A remake of the award-winning 2018 Danish film of the same name, “The Guilty” puts Gyllenhaal front and center for 90 minutes as 911 dispatcher Joe Woods.
It immediately becomes clear
Joe is not your usual 911 responder. No Mr. Nice Guy. He’s rude, he lectures, he’ll even hang up.
“Yeah,” Gyllenhaal said in a Zoom interview, “there’s a real toxicity to him. From the beginning, he’s pushing people, saying things he shouldn’t. It’s not his job, right?”
Joe, we learn, is a cop put on this desk job while an abuse case is investigated. That’s a departure from the original.

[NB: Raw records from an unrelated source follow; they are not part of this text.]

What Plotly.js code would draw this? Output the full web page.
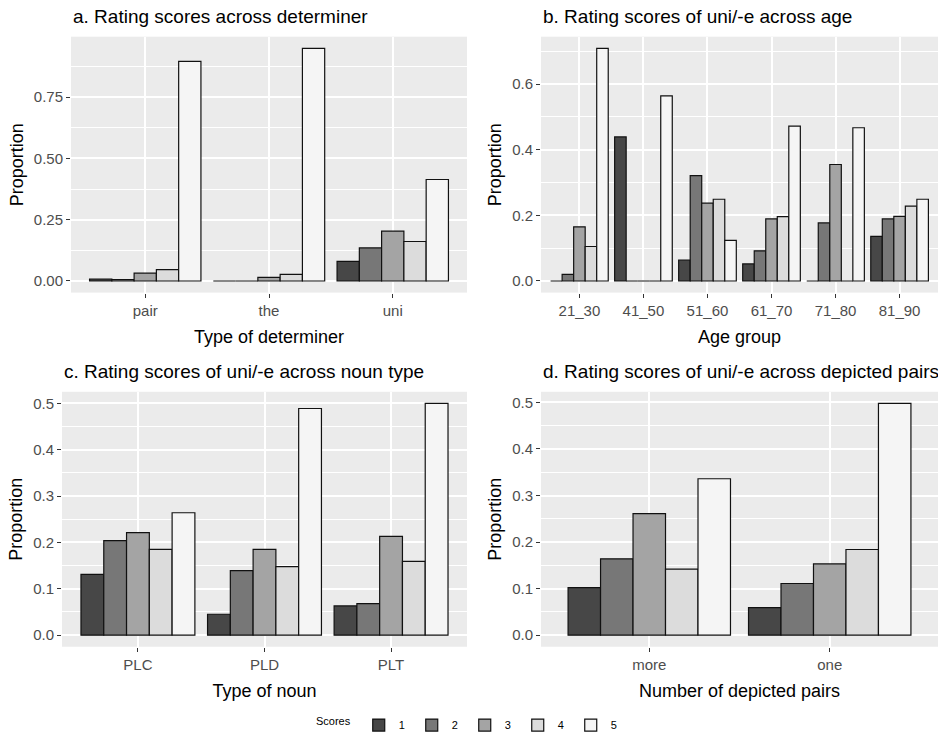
<!DOCTYPE html>
<html><head><meta charset="utf-8">
<script src="https://cdn.plot.ly/plotly-3.0.1.min.js"></script>
<style>html,body{margin:0;padding:0;background:#fff}#chart{width:938px;height:740px}</style>
</head><body><div id="chart"></div>
<script>
// ---- data ----
const scores = ['1', '2', '3', '4', '5'];
const scoreColors = ['#474747', '#777777', '#a4a4a4', '#dcdcdc', '#f5f5f5'];

// panel a: rows = scores 1..5, columns = categories
const detCategories = ['pair', 'the', 'uni'];
const detProps = [
  [0.008, 0.000, 0.080],
  [0.006, 0.000, 0.135],
  [0.032, 0.015, 0.203],
  [0.046, 0.027, 0.161],
  [0.896, 0.949, 0.414]
];

// panel b
const ageCategories = ['21_30', '41_50', '51_60', '61_70', '71_80', '81_90'];
const ageProps = [
  [0.000, 0.439, 0.064, 0.052, 0.000, 0.136],
  [0.020, 0.000, 0.321, 0.092, 0.177, 0.189],
  [0.165, 0.000, 0.237, 0.189, 0.355, 0.197],
  [0.105, 0.000, 0.249, 0.196, 0.000, 0.228],
  [0.709, 0.564, 0.124, 0.472, 0.467, 0.249]
];

// panel c
const nounCategories = ['PLC', 'PLD', 'PLT'];
const nounProps = [
  [0.131, 0.045, 0.063],
  [0.204, 0.139, 0.068],
  [0.221, 0.185, 0.213],
  [0.185, 0.148, 0.159],
  [0.264, 0.489, 0.500]
];

// panel d
const pairCategories = ['more', 'one'];
const pairProps = [
  [0.102, 0.059],
  [0.164, 0.111],
  [0.261, 0.153],
  [0.142, 0.184],
  [0.336, 0.498]
];

const panelTitles = [
  'a. Rating scores across determiner',
  'b. Rating scores of uni/-e across age',
  'c. Rating scores of uni/-e across noun type',
  'd. Rating scores of uni/-e across depicted pairs'
];
const xTitles = ['Type of determiner', 'Age group', 'Type of noun', 'Number of depicted pairs'];
const yTitle = 'Proportion';
const yTickStep = [0.25, 0.2, 0.1, 0.1];
const yTickFormat = ['.2f', '.1f', '.1f', '.1f'];

// ---- build ----
const FONT = 'Liberation Sans, Arial, sans-serif';
const W = 938, H = 740;
const panels = [
  {cats: detCategories, vals: detProps, px: [71, 467], py: [37, 295]},
  {cats: ageCategories, vals: ageProps, px: [541, 938], py: [37, 295]},
  {cats: nounCategories, vals: nounProps, px: [62, 467], py: [395, 652]},
  {cats: pairCategories, vals: pairProps, px: [541, 938], py: [395, 652]}
];

const traces = [];
const layout = {
  width: W, height: H,
  margin: {l: 0, r: 0, t: 0, b: 0},
  paper_bgcolor: '#ffffff',
  plot_bgcolor: '#ebebeb',
  barmode: 'group', bargap: 0.1, bargroupgap: 0,
  font: {family: FONT, color: '#000000'},
  showlegend: true,
  legend: {
    orientation: 'h', x: 0.5, xanchor: 'center', y: 1 - 731 / H, yanchor: 'middle',
    font: {family: FONT, size: 11, color: '#000'},
    title: {text: 'Scores', side: 'left', font: {family: FONT, size: 11, color: '#000'}},
    itemwidth: 30, entrywidth: 8, entrywidthmode: 'pixels',
    traceorder: 'normal', bgcolor: 'rgba(0,0,0,0)'
  },
  annotations: []
};

panels.forEach((p, i) => {
  const n = i + 1;
  const xa = 'x' + (n === 1 ? '' : n), ya = 'y' + (n === 1 ? '' : n);
  const xk = 'xaxis' + (n === 1 ? '' : n), yk = 'yaxis' + (n === 1 ? '' : n);
  p.vals.forEach((row, s) => {
    traces.push({
      type: 'bar', x: p.cats, y: row, xaxis: xa, yaxis: ya,
      name: scores[s], legendgroup: scores[s], showlegend: i === 0,
      marker: {color: scoreColors[s], line: {color: '#111111', width: 1.2}},
      hoverinfo: 'x+y+name'
    });
  });
  let maxV = 0;
  p.vals.forEach(r => r.forEach(v => { if (v > maxV) maxV = v; }));
  const pad = maxV * 0.05;
  layout[xk] = {
    domain: [p.px[0] / W, p.px[1] / W],
    anchor: ya, type: 'category', range: [-0.6, p.cats.length - 0.4],
    showgrid: true, gridcolor: '#ffffff', gridwidth: 1.6,
    ticks: 'outside', ticklen: 4, tickcolor: '#333333', tickwidth: 1,
    tickfont: {family: FONT, size: 15, color: '#4d4d4d'},
    showline: false, zeroline: false,
    title: {text: xTitles[i], font: {family: FONT, size: 18, color: '#000'}, standoff: 12}
  };
  layout[yk] = {
    domain: [1 - p.py[1] / H, 1 - p.py[0] / H],
    anchor: xa, range: [-pad, maxV + pad],
    dtick: yTickStep[i], tick0: 0, tickformat: yTickFormat[i],
    showgrid: true, gridcolor: '#ffffff', gridwidth: 1.6,
    minor: {dtick: yTickStep[i] / 2, tick0: 0, showgrid: true, gridcolor: '#ffffff', gridwidth: 0.8},
    ticks: 'outside', ticklen: 4, tickcolor: '#333333', tickwidth: 1,
    tickfont: {family: FONT, size: 15, color: '#4d4d4d'},
    showline: false, zeroline: false,
    title: {text: yTitle, font: {family: FONT, size: 18, color: '#000'}, standoff: 5}
  };
  layout.annotations.push({
    text: panelTitles[i], xref: 'paper', yref: 'paper',
    x: p.px[0] / W, xanchor: 'left',
    y: 1 - (p.py[0] - 8) / H, yanchor: 'bottom',
    showarrow: false, font: {family: FONT, size: 19, color: '#000'}
  });
});

Plotly.newPlot('chart', traces, layout, {displayModeBar: false, responsive: false});
</script>
</body></html>
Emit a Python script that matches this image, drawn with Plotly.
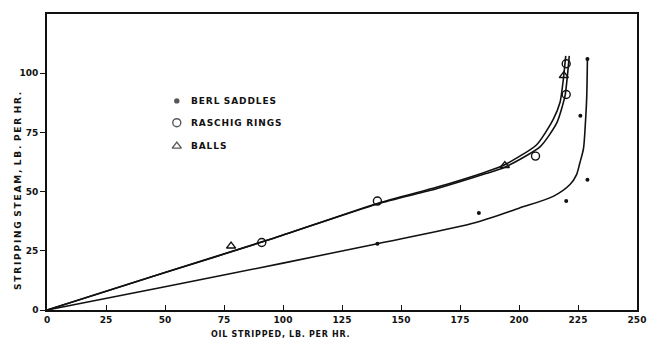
import plotly.graph_objects as go

# Measured points: oil stripped (lb/hr) vs stripping steam (lb/hr)
berl_x = [140, 183, 220, 229, 226, 229]
berl_y = [28, 41, 46, 55, 82, 106]

rings_x = [91, 140, 207, 220, 220]
rings_y = [28.5, 46, 65, 91, 104]

balls_x = [78, 194, 219]
balls_y = [27, 61, 99]

# Smoothed correlation curves
berl_curve_x = [0, 50, 100, 140, 180, 200, 214.5, 221.6, 224.4, 225.8, 227.3, 228.2, 228.7, 229]
berl_curve_y = [0, 9.8, 19.8, 28, 36.5, 43, 48, 53, 57.2, 62.2, 68, 80, 90, 106.5]

rings_curve_x = [0, 50, 95, 140, 165, 185, 193.3, 207.5, 214.5, 217.4, 218.8, 219.8]
rings_curve_y = [0, 15.8, 30, 45, 51.8, 58, 61, 69.8, 80.5, 87.7, 97.5, 107.3]

balls_curve_x = [0, 50, 95, 140, 165, 186, 194, 209, 216, 219.5, 220.5, 221.3]
balls_curve_y = [0, 15.8, 30, 44.8, 51.2, 57.6, 60.3, 69, 79, 90.4, 98.8, 107.3]

x_ticks = [0, 25, 50, 75, 100, 125, 150, 175, 200, 225, 250]
y_ticks = [0, 25, 50, 75, 100]

legend_labels = ["BERL SADDLES", "RASCHIG RINGS", "BALLS"]
legend_symbols = ["circle", "circle-open", "triangle-up-open"]
legend_sizes = [4, 8, 8]
legend_y = [88.3, 79.1, 69.2]

x_title = "OIL STRIPPED, LB. PER HR."
y_title = "STRIPPING STEAM, LB. PER HR."

ink = "#111111"
font_family = "DejaVu Sans"


def tracked(text, gap="\u200a"):
    """Widen letter spacing, lettering-guide style."""
    words = text.split(" ")
    return "\u2002".join(gap.join(w) for w in words)


fig = go.Figure()

for cx, cy, sm in [(berl_curve_x, berl_curve_y, 0.8),
                   (rings_curve_x, rings_curve_y, 0.6),
                   (balls_curve_x, balls_curve_y, 0.6)]:
    fig.add_trace(go.Scatter(x=cx, y=cy, mode="lines",
                             line=dict(color=ink, width=1.6, shape="spline", smoothing=sm),
                             hoverinfo="skip", showlegend=False))

fig.add_trace(go.Scatter(x=berl_x, y=berl_y, mode="markers", name="BERL SADDLES",
                         marker=dict(symbol="circle", size=4, color=ink),
                         showlegend=False))
fig.add_trace(go.Scatter(x=rings_x, y=rings_y, mode="markers", name="RASCHIG RINGS",
                         marker=dict(symbol="circle-open", size=8, color=ink,
                                     line=dict(width=1.4, color=ink)),
                         showlegend=False))
fig.add_trace(go.Scatter(x=balls_x, y=balls_y, mode="markers", name="BALLS",
                         marker=dict(symbol="triangle-up-open", size=8, color=ink,
                                     line=dict(width=1.4, color=ink)),
                         showlegend=False))

# In-plot key
fig.add_trace(go.Scatter(x=[55.0] * 3, y=legend_y, mode="markers",
                         marker=dict(symbol=legend_symbols, size=legend_sizes, color=ink,
                                     line=dict(width=1.4, color=ink)),
                         hoverinfo="skip", showlegend=False))
for label, ly in zip(legend_labels, legend_y):
    fig.add_annotation(x=60, y=ly, text=tracked(label), showarrow=False, xanchor="left",
                       yanchor="middle",
                       font=dict(family=font_family, size=9, color=ink, weight="bold"))

# Axis captions
fig.add_annotation(xref="paper", yref="paper", x=(280 - 47) / 590, y=-0.082,
                   text=tracked(x_title), showarrow=False, xanchor="center", yanchor="middle",
                   font=dict(family=font_family, size=8, color=ink, weight="bold"))
fig.add_annotation(xref="paper", yref="paper", x=-(47 - 18) / 590, y=(310 - 191) / 296,
                   text=tracked(y_title, "\u2009"), textangle=-90, showarrow=False,
                   xanchor="center", yanchor="middle",
                   font=dict(family=font_family, size=9, color=ink, weight="bold"))

axis_common = dict(showline=True, linecolor=ink, linewidth=1.6, mirror=True,
                   showgrid=False, zeroline=False, ticks="outside", ticklen=5,
                   tickwidth=1.2, tickcolor=ink, automargin=False,
                   tickfont=dict(family=font_family, size=9, color=ink, weight="bold"))

fig.update_xaxes(range=[0, 250], tickvals=x_ticks, **axis_common)
fig.update_xaxes(ticks="inside")
fig.update_yaxes(range=[0, 125], tickvals=y_ticks, **axis_common)

fig.update_layout(width=648, height=339,
                  margin=dict(l=47, r=11, t=14, b=29),
                  paper_bgcolor="white", plot_bgcolor="white")

fig.write_html("out.html")
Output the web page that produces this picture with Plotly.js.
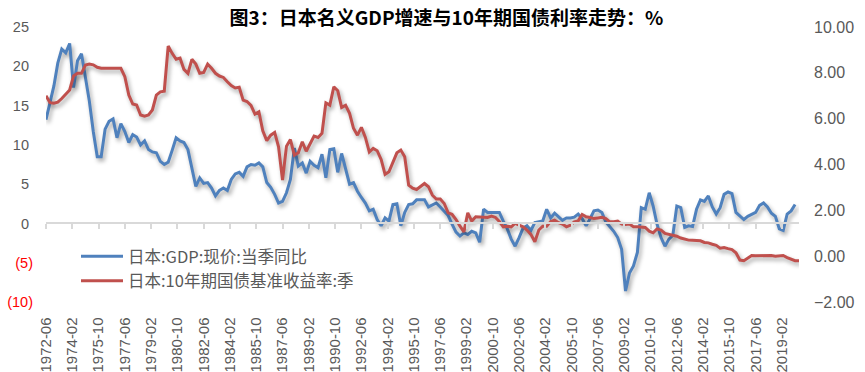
<!DOCTYPE html>
<html>
<head>
<meta charset="utf-8">
<script src="https://cdn.plot.ly/plotly-3.0.1.min.js"></script>
<style>
  html, body { margin: 0; padding: 0; background: #fff; }
  #chart { width: 865px; height: 372px; }
  .scatterlayer .js-line { filter: drop-shadow(2px 3px 2px rgba(0,0,0,0.35)); }
</style>
</head>
<body>
<div id="chart"></div>
<script>
// ---- data (quarterly, first point 1972-06) ----
const startYear = 1972;
const startMonth = 6;

const gdpNominalYoY = [
  13.2, 15.4, 17.5, 20.4, 22.2, 21.7, 22.9, 17.3, 20.7, 21.6,
  18.5, 15.6, 11.7, 8.5, 8.5, 12.0, 13.0, 13.3, 10.9, 12.7,
  11.7, 10.3, 11.3, 11.0, 10.0, 10.5, 9.4, 9.1, 9.0, 7.9,
  7.5, 7.8, 9.3, 10.9, 10.5, 10.3, 9.4, 6.9, 4.7, 5.8,
  5.1, 5.2, 4.5, 3.5, 4.2, 4.5, 4.2, 5.6, 6.3, 6.5,
  6.0, 7.2, 7.5, 7.4, 7.7, 7.2, 5.2, 4.6, 3.7, 2.6,
  2.8, 3.9, 5.6, 9.6, 7.3, 7.7, 6.4, 7.9, 7.4, 7.1,
  8.8, 5.8, 9.4, 9.5, 6.5, 8.9, 7.1, 5.0, 5.2, 4.1,
  3.3, 2.6, 1.6, 1.8, 0.5, -0.3, 0.7, 0.3, 2.4, 2.5,
  -0.3, 1.4, 2.4, 2.5, 3.0, 3.0, 3.0, 2.1, 2.4, 2.6,
  2.1, 1.6, 1.0, -0.1, -1.1, -1.6, -1.2, -1.4, -1.0, -1.2,
  -2.4, 1.8, 1.4, 1.4, 1.4, 1.4, 0.3, -0.7, -2.0, -2.9,
  -1.8, -0.6, -0.3, -0.9, 0.1, 0.2, 0.3, 1.8, 0.7, 1.3,
  0.9, 0.4, 0.7, 0.7, 0.8, 1.2, 0.6, -0.3, 0.6, 1.6,
  1.7, 1.4, 0.2, -0.4, -1.0, -1.8, -3.3, -8.6, -6.3, -5.4,
  -3.7, 2.0, 1.8, 3.9, 2.2, -0.1, -1.8, -2.9, -2.0, -1.5,
  2.2, 2.0, -0.5, -0.3, -0.4, 1.8, 3.0, 2.8, 3.5, 2.1,
  1.2, 2.0, 3.7, 4.0, 3.8, 1.4, 0.9, 0.5, 0.9, 1.2,
  1.4, 2.3, 2.6, 2.1, 1.3, 0.9, -0.7, -0.9, 1.2, 1.6,
  2.4
];

const jgb10yYield = [
  7.0, 6.7, 6.67, 6.72, 6.88, 7.06, 7.25, 7.86, 7.98, 7.98,
  8.34, 8.38, 8.35, 8.24, 8.2, 8.2, 8.2, 8.2, 8.2, 8.2,
  7.83, 7.03, 6.64, 6.6, 6.16, 6.11, 6.16, 6.38, 7.03, 7.17,
  7.2, 9.17, 8.85, 8.59, 8.64, 8.15, 7.98, 8.59, 8.38, 7.98,
  8.02, 8.38, 8.2, 7.98, 7.86, 7.8, 7.61, 7.44, 7.34, 7.37,
  6.81, 6.75, 6.58, 6.2, 6.3, 5.47, 5.04, 5.28, 5.4, 4.77,
  3.32, 4.8, 5.09, 4.41, 4.51, 4.99, 4.58, 4.89, 5.24, 5.18,
  5.36, 6.69, 6.59, 7.39, 7.22, 6.49, 6.58, 6.23, 5.58, 5.28,
  5.62, 5.18, 4.55, 4.7, 4.6, 4.22, 3.57, 3.68, 4.12, 4.51,
  4.63, 4.34, 3.1, 2.97, 2.91, 3.03, 3.17, 3.03, 2.66, 2.49,
  2.49, 2.3, 1.89, 1.83, 1.6, 1.31, 1.06, 1.89, 1.53, 1.72,
  1.72, 1.72, 1.69, 1.75, 1.69, 1.51, 1.28, 1.31, 1.28, 1.43,
  1.35, 1.28, 1.14, 0.95, 0.63, 1.14, 1.31, 1.31, 1.51, 1.57,
  1.46, 1.4, 1.28, 1.35, 1.5, 1.54, 1.82, 1.72, 1.69, 1.64,
  1.67, 1.7, 1.64, 1.5, 1.5, 1.53, 1.4, 1.38, 1.4, 1.28,
  1.28, 1.28, 1.25, 1.09, 1.02, 1.19, 1.14, 0.99, 0.96, 0.92,
  0.87, 0.79, 0.73, 0.7, 0.69, 0.69, 0.67, 0.6, 0.58, 0.52,
  0.47, 0.35, 0.38, 0.33, 0.29, 0.15, -0.17, -0.2, -0.09, 0.03,
  0.02, 0.03, 0.03, 0.03, 0.03, 0.0, 0.03, 0.03, -0.06, -0.12,
  -0.2, -0.2
];

const leftTickVals = [-10, -5, 0, 5, 10, 15, 20, 25];
const leftTickLabels = ['(10)', '(5)', '0', '5', '10', '15', '20', '25'];
const rightTickVals = [-2, 0, 2, 4, 6, 8, 10];

const seriesNames = ['日本:GDP:现价:当季同比', '日本:10年期国债基准收益率:季'];
const titleText = '图3：日本名义GDP增速与10年期国债利率走势：%';

// quarterly date labels
function quarterDates(n) {
  const out = [];
  for (let k = 0; k < n; k++) {
    const m0 = (startMonth - 1) + 3 * k;
    const y = startYear + Math.floor(m0 / 12);
    const m = (m0 % 12) + 1;
    out.push(y + '-' + String(m).padStart(2, '0') + '-01');
  }
  return out;
}

const leftTickText = leftTickVals.map((v, i) =>
  v < 0 ? '<span style="color:#FF0000">' + leftTickLabels[i] + '</span>'
        : leftTickLabels[i] + '\u00A0');

const traces = [
  {
    x: quarterDates(gdpNominalYoY.length),
    y: gdpNominalYoY,
    name: seriesNames[0],
    type: 'scatter', mode: 'lines',
    line: { color: '#4F81BD', width: 3 },
    yaxis: 'y', xaxis: 'x'
  },
  {
    x: quarterDates(jgb10yYield.length),
    y: jgb10yYield,
    name: seriesNames[1],
    type: 'scatter', mode: 'lines',
    line: { color: '#C0504D', width: 3 },
    yaxis: 'y2', xaxis: 'x'
  }
];

const tickFont = { family: 'Liberation Sans, Arial, sans-serif', color: '#595959' };

const layout = {
  width: 865, height: 372,
  margin: { l: 46, r: 66, t: 27, b: 70 },
  paper_bgcolor: '#ffffff', plot_bgcolor: '#ffffff',
  showlegend: true,
  title: {
    text: '<b>' + titleText + '</b>',
    font: { family: 'Noto Sans CJK SC, sans-serif', size: 19, color: '#000000' },
    x: 460 / 865, xanchor: 'center', xref: 'paper',
    y: 1 - 18 / 372, yanchor: 'middle', yref: 'container'
  },
  xaxis: {
    type: 'date',
    range: ['1972-06-01', '2020-03-01'],
    tick0: '1972-06-01', dtick: 'M20', tickformat: '%Y-%m',
    tickangle: -90,
    ticks: 'outside', ticklen: 5, tickwidth: 2, tickcolor: '#D9D9D9',
    showline: true, linecolor: '#D9D9D9', linewidth: 2,
    showgrid: false, zeroline: false,
    anchor: 'free', position: 10 / 35,
    ticklabelstandoff: 82,
    tickfont: Object.assign({ size: 15 }, tickFont)
  },
  yaxis: {
    range: [-10, 25],
    tickvals: leftTickVals, ticktext: leftTickText,
    showgrid: false, zeroline: false, showline: false,
    ticks: '', ticklabelstandoff: 12,
    tickfont: Object.assign({ size: 14.5 }, tickFont)
  },
  yaxis2: {
    range: [-2, 10],
    overlaying: 'y', side: 'right',
    tickvals: rightTickVals, tickformat: '.2f',
    showgrid: false, zeroline: false, showline: false,
    ticks: '', ticklabelstandoff: 14,
    tickfont: Object.assign({ size: 16 }, tickFont)
  },
  legend: {
    x: 30 / 753, xanchor: 'left',
    y: (302 - 239) / 275, yanchor: 'top',
    bgcolor: 'rgba(0,0,0,0)', borderwidth: 0,
    itemwidth: 42,
    font: { family: 'Noto Sans CJK SC, sans-serif', size: 16.5, color: '#595959' },
    tracegroupgap: 0
  }
};

Plotly.newPlot('chart', traces, layout, { displayModeBar: false, staticPlot: true });
</script>
</body>
</html>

“Immediately upon transposition into America and then to Los Angeles, it just set a different tone,” Gyllenhaal said. “A tone of the world collapsing around this character, like Dante’s Inferno.”
“The Guilty” Gyllenhaal sees as speaking to, “the whole issue of Joe and his daughter, Joe coming to terms with his own truth emotionally.”
Despite its escalating tension, don’t call this a one-man show. “We shot this in 11 days at the height of COVID so it was just inherently tense.
“We shot 20 pages a day with 20- to 30-minute-long takes that are very highly choreographed with the cast assembled on Zoom from different parts of the world.”
They range from Riley Keough as the distraught mother and Peter Sarsgaard as her disturbed husband to Ethan Hawke, Da’Vine Joy Randolph and Paul Dano.
“I was most worried about who we would cast as these calls that came in. Because performance,” Gyllenhaal explained, “is really about listening.
“As any actor would tell you, Rule No. 1 with acting is: You need to listen, which becomes harder, not just for actors, over time.
“These great actors agreed to do it in this period of time and every call that came in was just so alive. All the calls are live phone calls (none pre-recorded), which made my job pretty easy. I just really had to listen.
“And, yeah, there were definitely moments that were hard. Technical things. But I never really looked at it like it was a one-man show. I looked at it like, there are all these incredible performances going on around me.”